Personal Product Lines and Merch

Many successful influencers transition into entrepreneurship by developing their own personal product lines. This can range from branded apparel and physical products to digital goods like e-books or online courses. Licensing their name or likeness provides another high-margin revenue path that leverages their personal brand equity.

Navigating the Influence Economy

Increased scrutiny regarding transparency and ethical practices is necessary in the influence economy. Regulatory bodies, such as the Federal Trade Commission (FTC) in the United States, require that material connections between a brand and an influencer be disclosed. Sponsored posts must be labeled using tags like \#ad or \#sponsored to ensure the audience understands they are viewing paid content, not an organic recommendation.

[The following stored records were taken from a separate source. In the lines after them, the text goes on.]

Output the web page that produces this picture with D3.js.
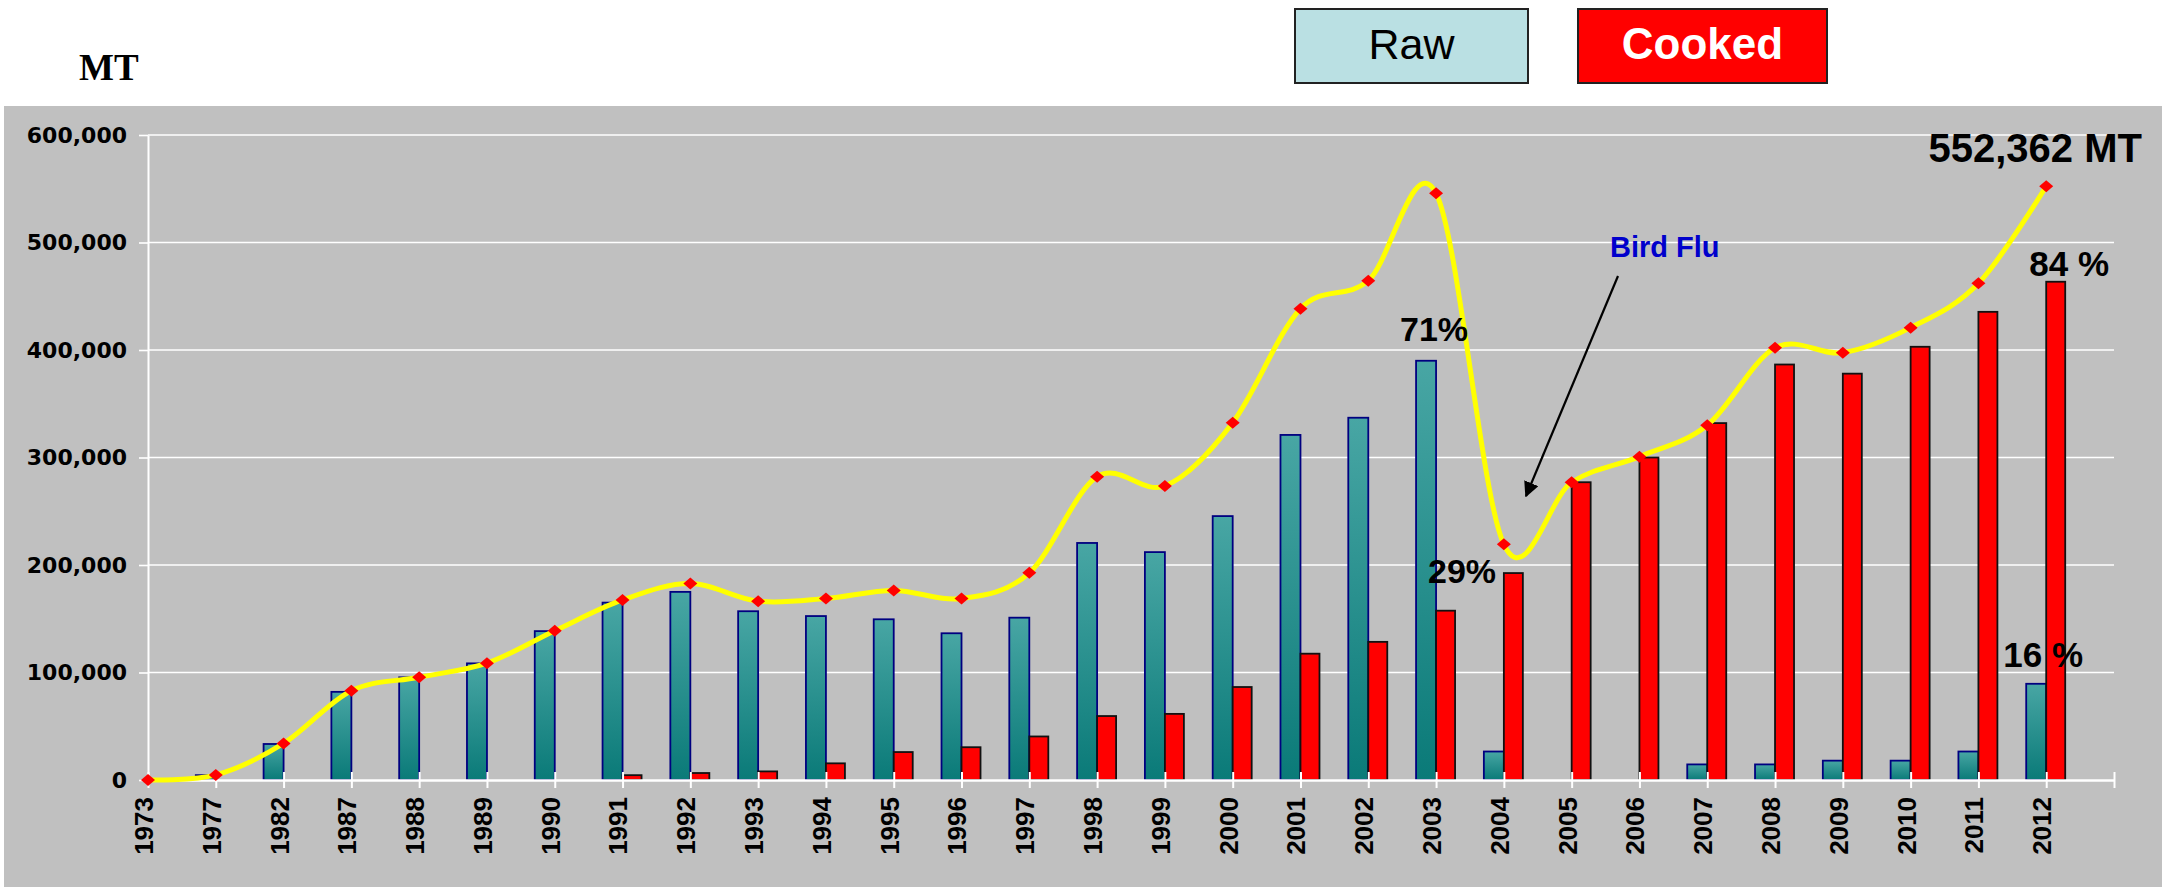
<!DOCTYPE html>
<html>
<head>
<meta charset="utf-8">
<script src="https://cdn.jsdelivr.net/npm/d3@7"></script>
<style>
  body { margin: 0; background: #fff; }
  svg { display: block; font-family: "Liberation Sans", Arial, sans-serif; }
</style>
</head>
<body>
<div id="chart"></div>
<script>
// categories (years) as printed on the x axis
const years = [
  "1973", "1977", "1982", "1987", "1988", "1989", "1990", "1991", "1992", "1993",
  "1994", "1995", "1996", "1997", "1998", "1999", "2000", "2001", "2002", "2003",
  "2004", "2005", "2006", "2007", "2008", "2009", "2010", "2011", "2012"
];

// MT
const rawValues = [
  0, 4500, 33500, 82000, 95500, 108500, 138500, 165000, 175000, 157000,
  152500, 149500, 136500, 151000, 220500, 212000, 245500, 321000, 337000, 390000,
  26500, 0, 0, 14500, 14500, 18000, 18000, 26500, 89500
];
const cookedValues = [
  0, 0, 0, 0, 0, 0, 0, 4500, 6500, 8000,
  15500, 26000, 30500, 40500, 59500, 61500, 86500, 117500, 128500, 157500,
  192500, 277000, 300000, 332000, 386500, 378000, 403000, 435500, 463500
];
const totalValues = [
  0, 4700, 34000, 83000, 95600, 108700, 138800, 167500, 182800, 166300,
  168800, 176300, 168800, 192700, 282200, 273500, 332400, 438400, 464500, 545700,
  219200, 277000, 300800, 330000, 402000, 397500, 420800, 462000, 552362
];

const yTicks = [0, 100000, 200000, 300000, 400000, 500000, 600000];

const width = 2165;
const height = 887;
const plot = { left: 148, right: 2114, top: 135, bottom: 780 };

const svg = d3.select("#chart")
  .append("svg")
  .attr("width", width)
  .attr("height", height);

svg.append("rect").attr("width", width).attr("height", height).attr("fill", "#fff");

// grey chart area
svg.append("rect")
  .attr("x", 4).attr("y", 106)
  .attr("width", 2158).attr("height", height - 106)
  .attr("fill", "#c0c0c0");

// one empty slot after 2012, the axis runs on past the last year
const x = d3.scalePoint()
  .domain([...years, ""])
  .range([plot.left, plot.right]);

const y = d3.scaleLinear()
  .domain([0, 600000])
  .range([plot.bottom, plot.top]);

const defs = svg.append("defs");

const grad = defs.append("linearGradient")
  .attr("id", "rawFill")
  .attr("x1", 0).attr("y1", 0).attr("x2", 0).attr("y2", 1);
grad.append("stop").attr("offset", "0%").attr("stop-color", "#48a6a4");
grad.append("stop").attr("offset", "100%").attr("stop-color", "#0a7a78");

defs.append("marker")
  .attr("id", "arrowHead")
  .attr("viewBox", "0 0 10 10")
  .attr("refX", 9).attr("refY", 5)
  .attr("markerWidth", 7).attr("markerHeight", 7)
  .attr("markerUnits", "strokeWidth")
  .attr("orient", "auto")
  .append("path")
  .attr("d", "M0,0 L10,5 L0,10 z")
  .attr("fill", "#000");

// gridlines
svg.append("g")
  .selectAll("line")
  .data(yTicks.filter((d) => d > 0))
  .join("line")
  .attr("x1", plot.left)
  .attr("x2", plot.right)
  .attr("y1", (d) => y(d))
  .attr("y2", (d) => y(d))
  .attr("stroke", "#fff")
  .attr("stroke-width", 1.6);

// y axis
svg.append("g")
  .attr("transform", `translate(${plot.left},0)`)
  .call(
    d3.axisLeft(y)
      .tickValues(yTicks)
      .tickFormat(d3.format(","))
      .tickSize(9)
      .tickSizeOuter(0)
      .tickPadding(12)
  )
  .call((g) => g.select(".domain").attr("stroke", "#fff").attr("stroke-width", 2))
  .call((g) => g.selectAll(".tick line").attr("stroke", "#fff").attr("stroke-width", 1.6))
  .call((g) =>
    g.selectAll(".tick text")
      .attr("fill", "#000")
      .attr("font-family", "'DejaVu Sans', Verdana, sans-serif")
      .attr("font-weight", "bold")
      .attr("font-size", 22)
  );

// bars
const barW = Math.round(x.step() * 0.29);
const rows = years.map((year, i) => ({
  year,
  raw: rawValues[i],
  cooked: cookedValues[i],
  total: totalValues[i],
}));

svg.append("g")
  .selectAll("rect")
  .data(rows.filter((d) => d.raw > 0))
  .join("rect")
  .attr("x", (d) => x(d.year) - barW)
  .attr("y", (d) => y(d.raw))
  .attr("width", barW)
  .attr("height", (d) => y(0) - y(d.raw))
  .attr("fill", "url(#rawFill)")
  .attr("stroke", "#000080")
  .attr("stroke-width", 1.8);

svg.append("g")
  .selectAll("rect")
  .data(rows.filter((d) => d.cooked > 0))
  .join("rect")
  .attr("x", (d) => x(d.year))
  .attr("y", (d) => y(d.cooked))
  .attr("width", barW - 1)
  .attr("height", (d) => y(0) - y(d.cooked))
  .attr("fill", "#ff0000")
  .attr("stroke", "#111")
  .attr("stroke-width", 1.8);

// x axis, ticks cross the line
svg.append("g")
  .attr("transform", `translate(0,${plot.bottom})`)
  .call(d3.axisBottom(x).tickSize(8).tickSizeOuter(0))
  .call((g) => g.select(".domain").attr("stroke", "#fff").attr("stroke-width", 2.4))
  .call((g) =>
    g.selectAll(".tick line")
      .attr("y1", -8)
      .attr("stroke", "#fff")
      .attr("stroke-width", 2)
  )
  .call((g) =>
    g.selectAll(".tick text")
      .attr("transform", "rotate(-90)")
      .attr("text-anchor", "end")
      .attr("x", -17)
      .attr("y", 0)
      .attr("dy", "0.17em")
      .attr("fill", "#000")
      .attr("font-family", "'Liberation Sans', Arial, sans-serif")
      .attr("font-weight", "bold")
      .attr("font-size", 26)
  );

// total line
const line = d3.line()
  .x((d) => x(d.year))
  .y((d) => y(d.total))
  .curve(d3.curveCardinal.tension(0));

svg.append("path")
  .datum(rows)
  .attr("d", line)
  .attr("fill", "none")
  .attr("stroke", "#ffff00")
  .attr("stroke-width", 5)
  .attr("stroke-linejoin", "round");

svg.append("g")
  .selectAll("path")
  .data(rows)
  .join("path")
  .attr("transform", (d) => `translate(${x(d.year)},${y(d.total)})`)
  .attr("d", "M0,-6 L7,0 L0,6 L-7,0 Z")
  .attr("fill", "#ff0000");

// legend boxes at the top
const legend = [
  { label: "Raw", x: 1295, w: 233, fill: "#bae0e3", color: "#000", weight: "normal", size: 43 },
  { label: "Cooked", x: 1578, w: 249, fill: "#ff0000", color: "#fff", weight: "bold", size: 44 },
];

const lg = svg.append("g")
  .selectAll("g")
  .data(legend)
  .join("g")
  .attr("transform", (d) => `translate(${d.x},9)`);

lg.append("rect")
  .attr("width", (d) => d.w)
  .attr("height", 74)
  .attr("fill", (d) => d.fill)
  .attr("stroke", "#222")
  .attr("stroke-width", 2);

lg.append("text")
  .attr("x", (d) => d.w / 2)
  .attr("y", 50)
  .attr("text-anchor", "middle")
  .attr("fill", (d) => d.color)
  .attr("font-weight", (d) => d.weight)
  .attr("font-size", (d) => d.size)
  .text((d) => d.label);

// unit label
svg.append("text")
  .attr("x", 79)
  .attr("y", 80)
  .attr("font-family", "'Liberation Serif', 'Times New Roman', serif")
  .attr("font-weight", "bold")
  .attr("font-size", 37)
  .text("MT");

// annotations
const notes = svg.append("g")
  .attr("font-weight", "bold")
  .attr("fill", "#000")
  .attr("text-anchor", "middle");

const i2003 = years.indexOf("2003");
const i2012 = years.indexOf("2012");

notes.append("text")
  .attr("x", x("2003") - 2)
  .attr("y", y(rawValues[i2003]) - 20)
  .attr("font-size", 34)
  .text("71%");

notes.append("text")
  .attr("x", x("2003") + 26)
  .attr("y", y(cookedValues[i2003]) - 28)
  .attr("font-size", 34)
  .text("29%");

notes.append("text")
  .attr("x", x("2012") + 23)
  .attr("y", y(cookedValues[i2012]) - 6)
  .attr("font-size", 35)
  .text("84 %");

notes.append("text")
  .attr("x", x("2012") - 3)
  .attr("y", y(rawValues[i2012]) - 17)
  .attr("font-size", 35)
  .text("16 %");

notes.append("text")
  .attr("x", x("2012") - 11)
  .attr("y", y(totalValues[i2012]) - 24)
  .attr("font-size", 40)
  .text("552,362 MT");

svg.append("text")
  .attr("x", 1610)
  .attr("y", 257)
  .attr("font-weight", "bold")
  .attr("font-size", 29)
  .attr("fill", "#0000cc")
  .text("Bird Flu");

svg.append("line")
  .attr("x1", 1618).attr("y1", 276)
  .attr("x2", 1526).attr("y2", 496)
  .attr("stroke", "#000")
  .attr("stroke-width", 2.2)
  .attr("marker-end", "url(#arrowHead)");
</script>
</body>
</html>
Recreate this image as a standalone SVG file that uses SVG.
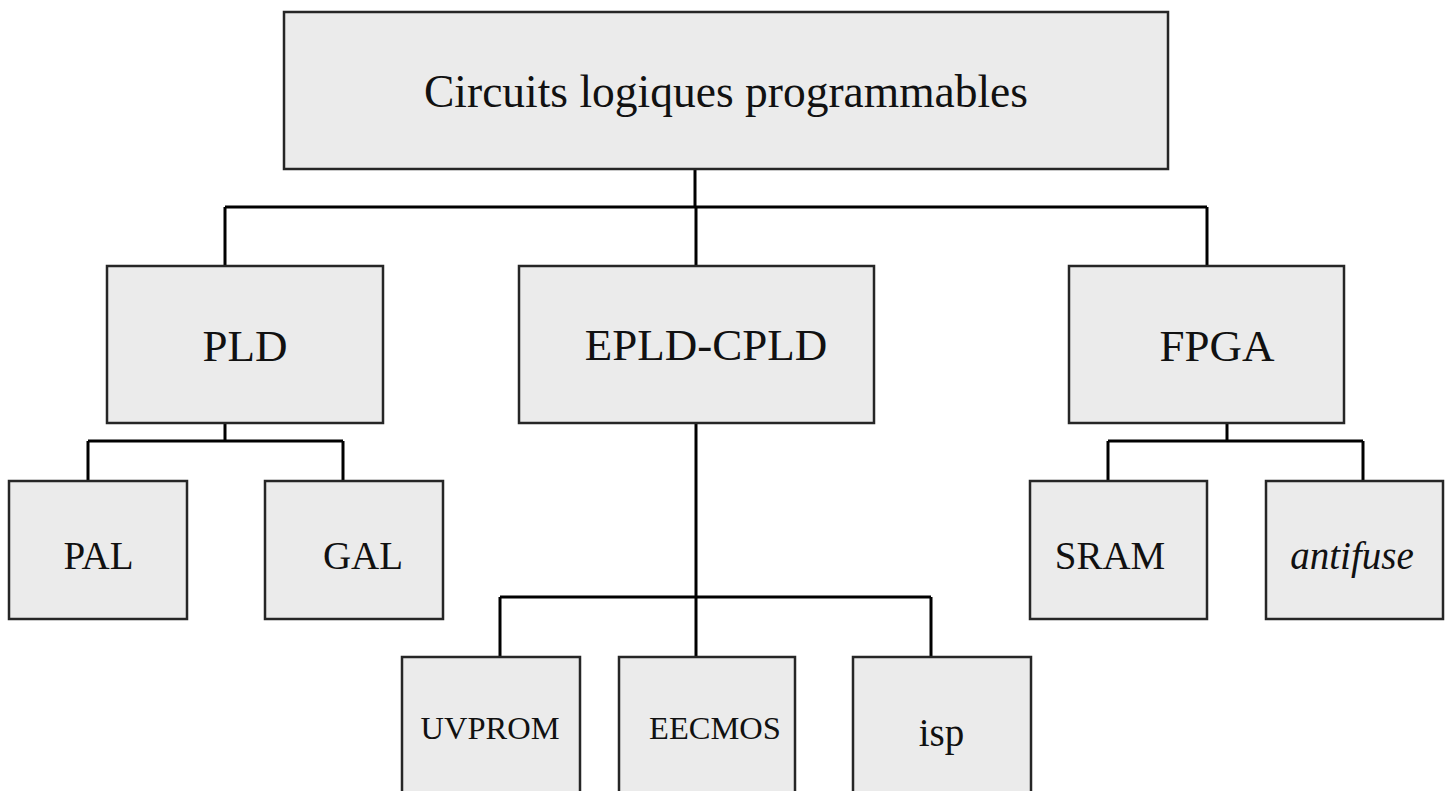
<svg xmlns="http://www.w3.org/2000/svg" width="1452" height="791" viewBox="0 0 1452 791">
  <style>
    .box { fill: #ebebeb; stroke: #262626; stroke-width: 2.5; }
    .lbl { font-family: "Liberation Serif", "Times New Roman", serif; fill: #111; text-anchor: middle; }
    .l0 { font-size: 45.5px; }
    .l1 { font-size: 45px; }
    .l2 { font-size: 39px; }
    .l3 { font-size: 32.5px; }
    .it { font-style: italic; }
    .wire { fill: none; stroke: #000; stroke-width: 3; stroke-linejoin: miter; }
  </style>
  <rect width="1452" height="791" fill="#fff"/>

  <!-- connectors -->
  <g id="connectors">
    <path class="wire" d="M695,169 V207 M225,207 H1207 M225,207 V266 M696,207 V266 M1207,207 V266"/>
    <path class="wire" d="M225,423 V441 M88,441 H343 M88,441 V481 M343,441 V481"/>
    <path class="wire" d="M1227,423 V441 M1108,441 H1363 M1108,441 V481 M1363,441 V481"/>
    <path class="wire" d="M696,423 V597 M500,597 H931 M500,597 V657 M696,597 V657 M931,597 V657"/>
  </g>

  <!-- root -->
  <g id="root">
    <rect class="box" x="284" y="12" width="884" height="157"/>
    <text class="lbl l0" x="726" y="107">Circuits logiques programmables</text>
  </g>

  <!-- first level -->
  <g id="pld">
    <rect class="box" x="107" y="266" width="276" height="157"/>
    <text class="lbl l1" x="245" y="361">PLD</text>
  </g>
  <g id="epld-cpld">
    <rect class="box" x="519" y="266" width="355" height="157"/>
    <text class="lbl l1" x="706" y="360">EPLD-CPLD</text>
  </g>
  <g id="fpga">
    <rect class="box" x="1069" y="266" width="275" height="157"/>
    <text class="lbl l1" x="1217" y="361">FPGA</text>
  </g>

  <!-- second level -->
  <g id="pal">
    <rect class="box" x="9" y="481" width="178" height="138"/>
    <text class="lbl l2" x="98.5" y="569">PAL</text>
  </g>
  <g id="gal">
    <rect class="box" x="265" y="481" width="178" height="138"/>
    <text class="lbl l2" x="363" y="569">GAL</text>
  </g>
  <g id="sram">
    <rect class="box" x="1030" y="481" width="177" height="138"/>
    <text class="lbl l2" x="1110" y="569">SRAM</text>
  </g>
  <g id="antifuse">
    <rect class="box" x="1266" y="481" width="177" height="138"/>
    <text class="lbl l2 it" x="1352" y="569">antifuse</text>
  </g>

  <!-- third level (boxes run past the bottom edge) -->
  <g id="uvprom">
    <rect class="box" x="402" y="657" width="178" height="160"/>
    <text class="lbl l3" x="490" y="739">UVPROM</text>
  </g>
  <g id="eecmos">
    <rect class="box" x="619" y="657" width="176" height="160"/>
    <text class="lbl l3" x="715" y="739">EECMOS</text>
  </g>
  <g id="isp">
    <rect class="box" x="853" y="657" width="178" height="160"/>
    <text class="lbl l2" x="941.5" y="746">isp</text>
  </g>
</svg>
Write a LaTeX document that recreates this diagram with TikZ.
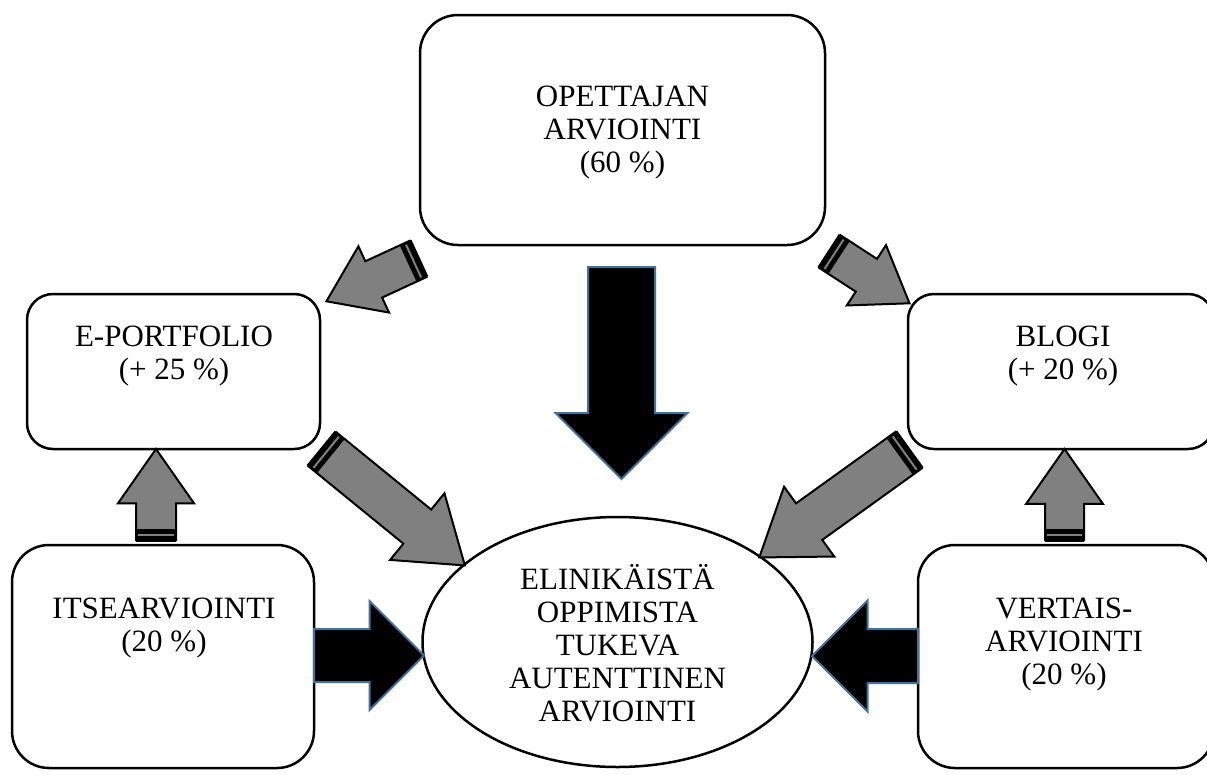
\documentclass[tikz,border=0pt]{standalone}
\usepackage{fontspec}
\setmainfont{Liberation Serif}
\usetikzlibrary{shapes.geometric, shapes.arrows}
\definecolor{arrowblue}{RGB}{65,113,156}
\definecolor{arrowgray}{RGB}{128,128,128}

\begin{document}
\begin{tikzpicture}[x=1pt, y=-1pt,
        box/.style={rectangle, draw, line width=2.5pt},
        boxtext/.style={align=center, inner sep=0pt, font=\fontsize{31}{33}\selectfont},
        blackarrow/.style={single arrow, draw=arrowblue, fill=black, line width=2pt, inner xsep=0pt, single arrow tip angle=90, anchor=tail},
        grayarrow/.style={single arrow, draw=black, fill=arrowgray, line width=2pt, inner xsep=0pt, single arrow tip angle=70, anchor=tail}]
        \useasboundingbox (0,0) rectangle (1207,774);

        % Boxes
        \node[box, rounded corners=38, minimum width=405, minimum height=230] (opettaja) at (622.5,130) {};
        \node[box, rounded corners=26, minimum width=293, minimum height=155] (portfolio) at (173.5,371.5) {};
        \node[box, rounded corners=26, minimum width=306, minimum height=155] (blogi) at (1061,371.5) {};
        \node[box, rounded corners=37, minimum width=302, minimum height=223] (itse) at (163,656.5) {};
        \node[box, rounded corners=37, minimum width=296, minimum height=223] (vertais) at (1066,656.5) {};
        \node[box, ellipse, minimum width=390, minimum height=250] (arviointi) at (617.5,642) {};

        % Texts
        \node[boxtext] (opettaja-text) at (622.5,133) {OPETTAJAN\\ARVIOINTI\\(60 \%)};
        \node[boxtext] (portfolio-text) at (174,356.5) {E-PORTFOLIO\\(+ 25 \%)};
        \node[boxtext] (blogi-text) at (1063,356.5) {BLOGI\\ (+ 20 \%)};
        \node[boxtext] (itse-text) at (164,628) {ITSEARVIOINTI\\(20 \%)};
        \node[boxtext] (vertais-text) at (1064,645) {VERTAIS-\\ARVIOINTI\\(20 \%)};
        \node[boxtext] (arviointi-text) at (617.5,643) {ELINIKÄISTÄ\\OPPIMISTA\\TUKEVA\\AUTENTTINEN\\ARVIOINTI};

        % Black arrows
        \node[blackarrow, rotate=-90, minimum height=212, inner ysep=32.5, single arrow head extend=32.5] (opettaja-arviointi) at (621.5,266) {};
        \node[blackarrow, rotate=0, minimum height=110, inner ysep=25.5, single arrow head extend=28] (itse-arviointi) at (313,655.5) {};
        \node[blackarrow, rotate=180, minimum height=106, inner ysep=26, single arrow head extend=28.5] (vertais-arviointi) at (919,656) {};

        % Gray arrows
        \node[grayarrow, rotate=204.8, minimum height=101, inner ysep=19, single arrow head extend=16.5] (opettaja-portfolio) at (419,258.5) {};
        \node[grayarrow, rotate=-33, minimum height=95, inner ysep=18.5, single arrow head extend=16.5] (opettaja-blogi) at (829,251) {};
        \node[grayarrow, rotate=-39.2, minimum height=184, inner ysep=21, single arrow head extend=21] (portfolio-arviointi) at (321.5,448.5) {};
        \node[grayarrow, rotate=215.7, minimum height=184, inner ysep=21.5, single arrow head extend=20.5] (blogi-arviointi) at (909.5,449.5) {};
        \node[grayarrow, rotate=90, minimum height=91, inner ysep=19, single arrow head extend=18] (itse-portfolio) at (156,541) {};
        \node[grayarrow, rotate=90, minimum height=91, inner ysep=18.5, single arrow head extend=19] (vertais-blogi) at (1064.5,541) {};

        % Stripes at the tails
        \foreach \a/\r/\w in {opettaja-portfolio/204.8/38, opettaja-blogi/-33/37, portfolio-arviointi/-39.2/42, blogi-arviointi/215.7/43, itse-portfolio/90/38, vertais-blogi/90/37} {
            \begin{scope}[shift={(\a.tail)}, rotate=\r]
                \fill[black] (-1,-\w/2-1) rectangle (12,\w/2+1);
                \fill[arrowgray] (5,-\w/2+1) rectangle (7,\w/2-1);
            \end{scope}
        }
    \end{tikzpicture}
\end{document}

Authenticity remains a central concern, as financial incentives have led to deceptive practices. Some creators utilize engagement pods, where groups agree to like and comment on each other’s posts to artificially inflate metrics. The practice of buying fake followers or using bots to simulate audience growth further erodes trust and complicates a brand’s ability to accurately assess a creator’s real reach.

Brands must move beyond vanity metrics, such as follower count and total likes, to focus on return on investment (ROI). Marketers prioritize metrics like click-through rates, conversion rates, and the cost per acquisition of a new customer. These data points provide a more accurate measure of the influencer’s ability to drive tangible business results.

The long-term success of the influence economy relies on the integrity of its participants and the clarity of its disclosures. Brands increasingly seek partners who prioritize genuine audience connection over short-term financial gain. The influencer is a professional digital creator and specialized marketer whose commercial power correlates directly to the trust they build with their niche audience.